I must add that my latest use of soil as a substrate, I bought pond soil to try it out as I had injured my back and couldn't get any one to dig for me ...which seems to have been a good choice so far  two months and one day...now Plants are thriving and havent even been able to afford co2 system for it yet


----------



## Mxx (11 Sep 2011)

Thanks, um, He-Man, 

Manure isn't recommended at all for various reasons, including it being far too labile (will undergo too much change), it will eat up a lot of oxygen while changing, it can release a lot of ammonia, etc. However, if you boil it for 10-15 minutes which is one way of mineralizing soil quickly, then that should already complete its necessary transformation immediately and leave you with a very rich stable substance. Whether that is still to high in other things such as phosphates and sulfates is a different question. I have a bag of 'composted stable manure' in my garden, which looks to be pretty good quality rich soil itself, but even though it says it is stable I'd still want to boil it to make sure.
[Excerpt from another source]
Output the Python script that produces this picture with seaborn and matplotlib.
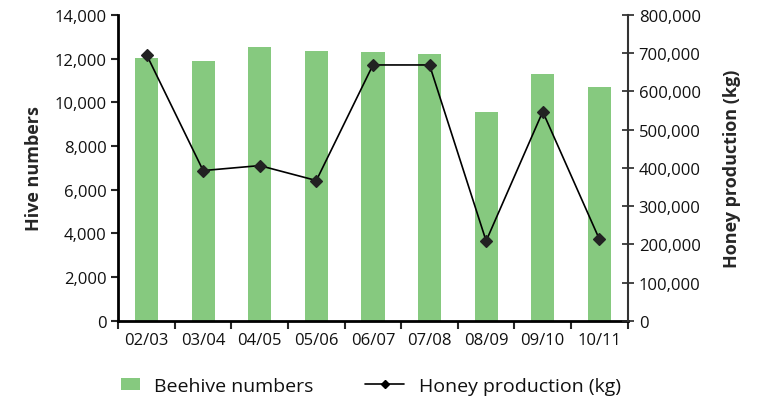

But I might be better off just sticking with worm castings instead, even if that is a little more costly. 

To clarify, I'd be aiming for a Walstad type low-tech substrate, which itself undergoes a certain amount of transformation slowly and releases Co2 directly to the roots of the plants. And to achieve that you need to use organic soil, instead of the mineral soil which you'd typically find in the typical garden which is at most 5% organic soil. So with a fair percentage of organic soil I might get great plant growth without the trouble of using pressurized CO2. 

Interesting recipe you have though! What do you feel the peat does for you? And does that cause you any problems such as releasing tannins when used under the substrate? And do you happen to have any particular algae problems such as green water ever? I'm still wondering whether substrate heating cables result in the nutrients getting pumped out of a fertile substrate into the water?


----------